In fact, it was quite an experience for me to discover Dix the painter in Germany. I had really only known his name and fame a few years ago. I knew and admired his early work in my art student days, but to discover his later paintings in current exhibitions confused me considerably and aroused my curiosity to meet the painter... The first time I ran into his new work was in the Mainz exhibition in the Kunsthalle Am Dom last June, 1947. Dr. Rudolf Busch, local museum director, had done a fine job in assembling one of the first post-war shows of the modern German painters. He is quite an old man and one can only marvel at his energy and devotion in traveling about the country to pick out the pictures he wished to exhibit... In this show Dix had entered two very large oil paintings; one entitled “Pieta,” which was reproduced in the catalogue, and the other “Woman with Child in Ruins,” painted in 1946 and 47 respectively... Paul and I did not think much of these paintings.
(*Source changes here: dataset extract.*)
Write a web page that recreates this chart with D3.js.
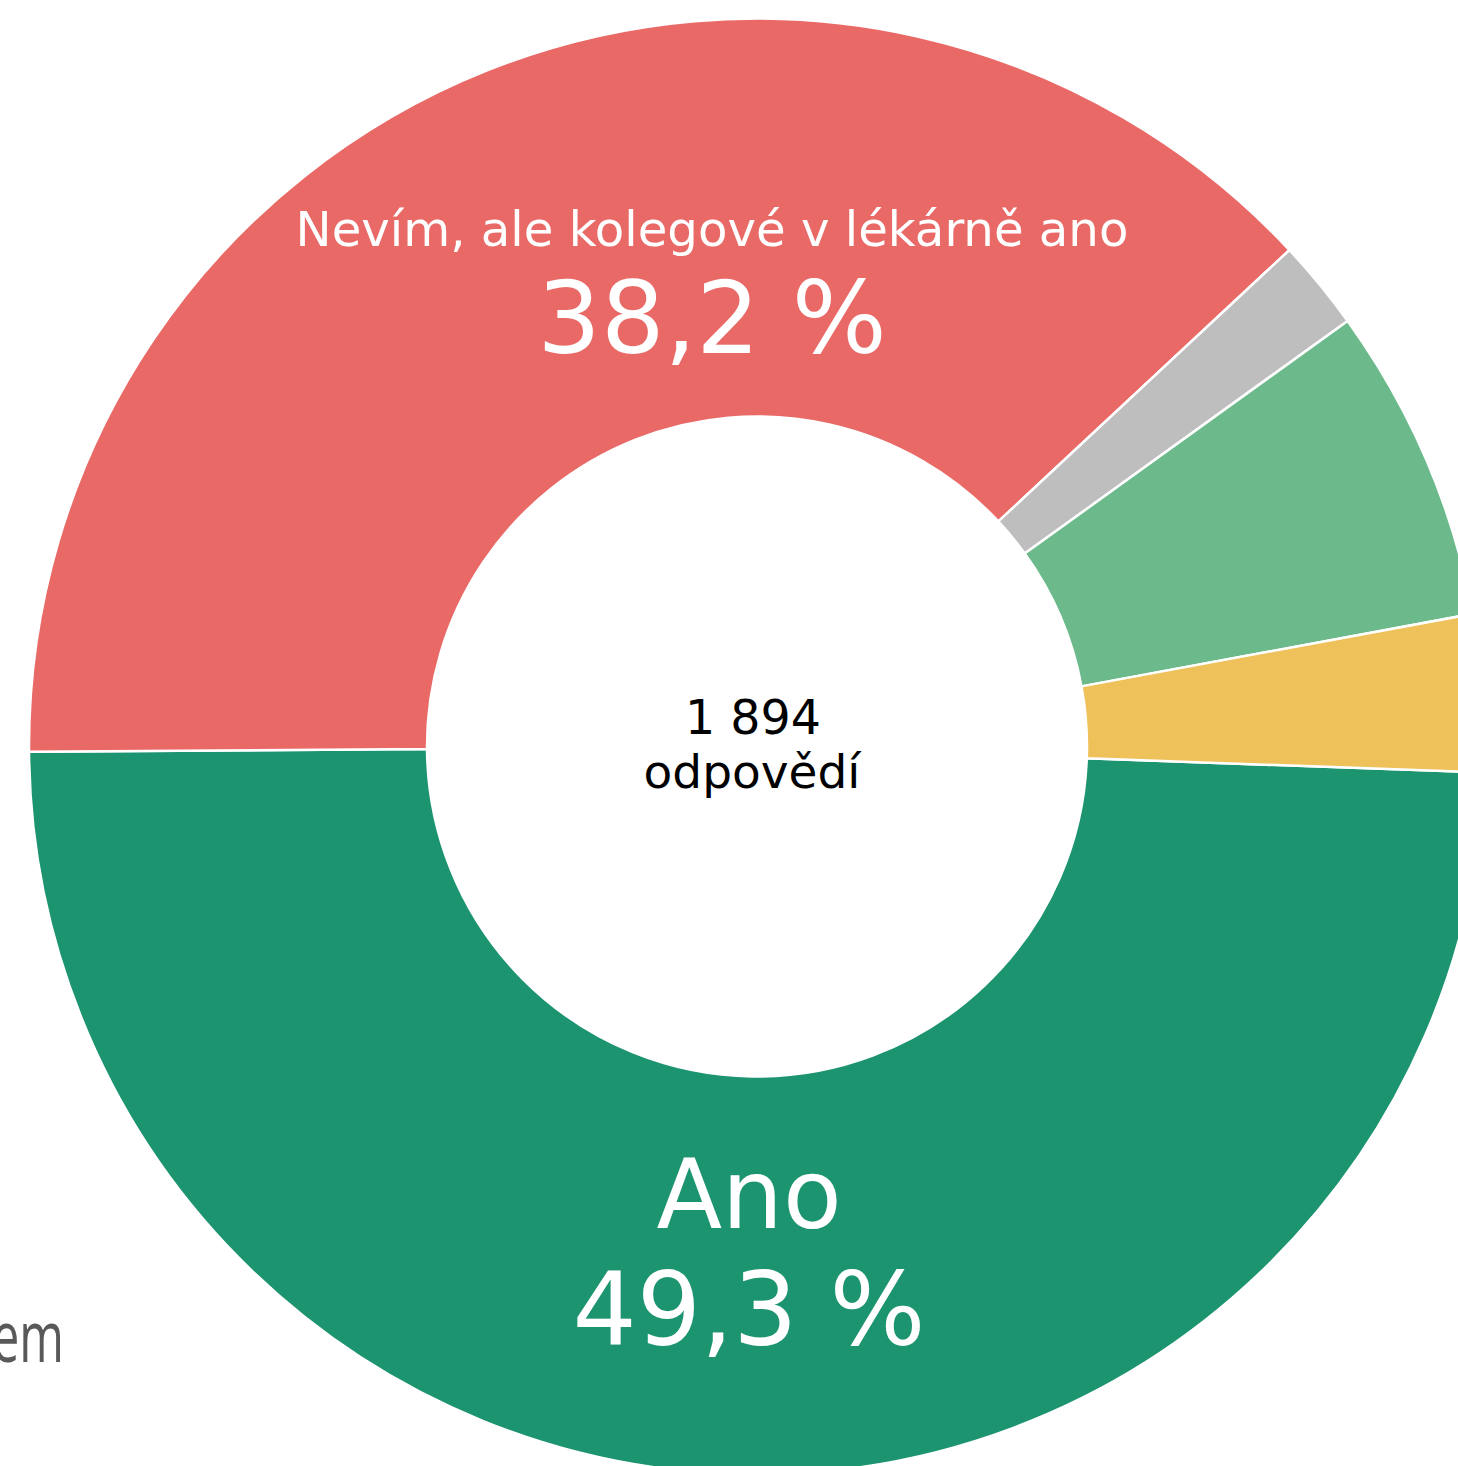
<!DOCTYPE html>
<html>
<head>
<meta charset="utf-8">
<script src="https://cdn.jsdelivr.net/npm/d3@7"></script>
<style>
  html, body { margin: 0; padding: 0; background: #fff; overflow: hidden; }
  svg { display: block; font-family: "DejaVu Sans", Verdana, sans-serif; }
</style>
</head>
<body>
<svg id="chart"></svg>
<script>
// ── Data ─────────────────────────────────────────────────────────────
const categories = ["Ano", "Nevím, ale kolegové v lékárně ano", "Nevím", "Ne", "Jiná odpověď"];
const counts     = [934, 723, 38, 133, 66];
const colors     = ["#1d9470", "#e96967", "#bebebe", "#6cba8b", "#eec15a"];
const totalLabel = ["1 894", "odpovědí"];

const W = 1458, H = 1466;
const cx = 757, cy = 746.5;
const rOuter = 728, rInner = 330;

const svg = d3.select("#chart").attr("width", W).attr("height", H);

const data = categories.map((c, i) => ({ label: c, value: counts[i], color: colors[i] }));
const total = d3.sum(counts);

// ── Pie ──────────────────────────────────────────────────────────────
const start = 92.05 * Math.PI / 180;
const pie = d3.pie().value(d => d.value).sort(null)
    .startAngle(start).endAngle(start + 2 * Math.PI);
const arc = d3.arc().innerRadius(rInner).outerRadius(rOuter);

const g = svg.append("g").attr("transform", `translate(${cx},${cy})`);
const arcs = pie(data);

g.selectAll("path")
    .data(arcs)
    .enter().append("path")
    .attr("d", arc)
    .attr("fill", d => d.data.color)
    .attr("stroke", "#fff").attr("stroke-width", 2.5);

// ── Slice labels (only the two large slices carry text) ─────────────
const fmtPct = v => d3.format(".1f")(v * 100).replace(".", ",") + " %";
const labelPos = {
    0: { dx: -8,  y1: 481.5, y2: 598.5, s1: 96, s2: 101 },
    1: { dx: -45, y1: -500.5, y2: -393.5, s1: 48.2, s2: 100 }
};
arcs.forEach((a, i) => {
    const p = labelPos[i];
    if (!p) return;
    g.append("text")
        .attr("x", p.dx).attr("y", p.y1)
        .attr("text-anchor", "middle").attr("fill", "#fff")
        .attr("font-size", p.s1)
        .text(a.data.label);
    g.append("text")
        .attr("x", p.dx).attr("y", p.y2)
        .attr("text-anchor", "middle").attr("fill", "#fff")
        .attr("font-size", p.s2)
        .text(fmtPct(a.data.value / total));
});

// ── Centre text ──────────────────────────────────────────────────────
g.append("text").attr("x", -4).attr("y", -12.5)
    .attr("text-anchor", "middle").attr("fill", "#000").attr("font-size", 47.5)
    .text(totalLabel[0]);
g.append("text").attr("x", -5).attr("y", 41.5)
    .attr("text-anchor", "middle").attr("fill", "#000").attr("font-size", 47)
    .text(totalLabel[1]);

// ── Cropped legend fragment at bottom left ──────────────────────────
svg.append("text")
    .attr("transform", "translate(64,1362) scale(0.67,1)")
    .attr("text-anchor", "end").attr("fill", "#595959")
    .attr("font-family", "'Open Sans', sans-serif").attr("font-size", 72)
    .text("em");
</script>
</body>
</html>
The next time I found Dix paintings was in the Künstlerhaus “Sonnenhald” in Stuttgart where the Haubrich Collection from Cologne was on view in July. The paintings Haubrich had purchased were from an earlier Dix period and were entirely different from what I had seen in Mainz. These were very realistic tightly painted portraits, two of himself and one of “Dichters Theodor Daubler.” I took a photo of the later.

Other paintings which I remember seeing in Dix's studio were: a sensuous nude hanging above the door, a big painting of a nude woman struggling with weird goblins, a portrait head of Erich Heckel painted in green, rather frightening to look at; The Temptation of St. Anthony painted in his new impressionist manner, and a recent nude figure painting of a tall attractive blonde girl I had met at Miss Proelss' home... most of this work seemed to lack good color and taste... When we told Heckel that we had seen his portrait by Dix, he was surprised and said he had never seen it and knew nothing about it.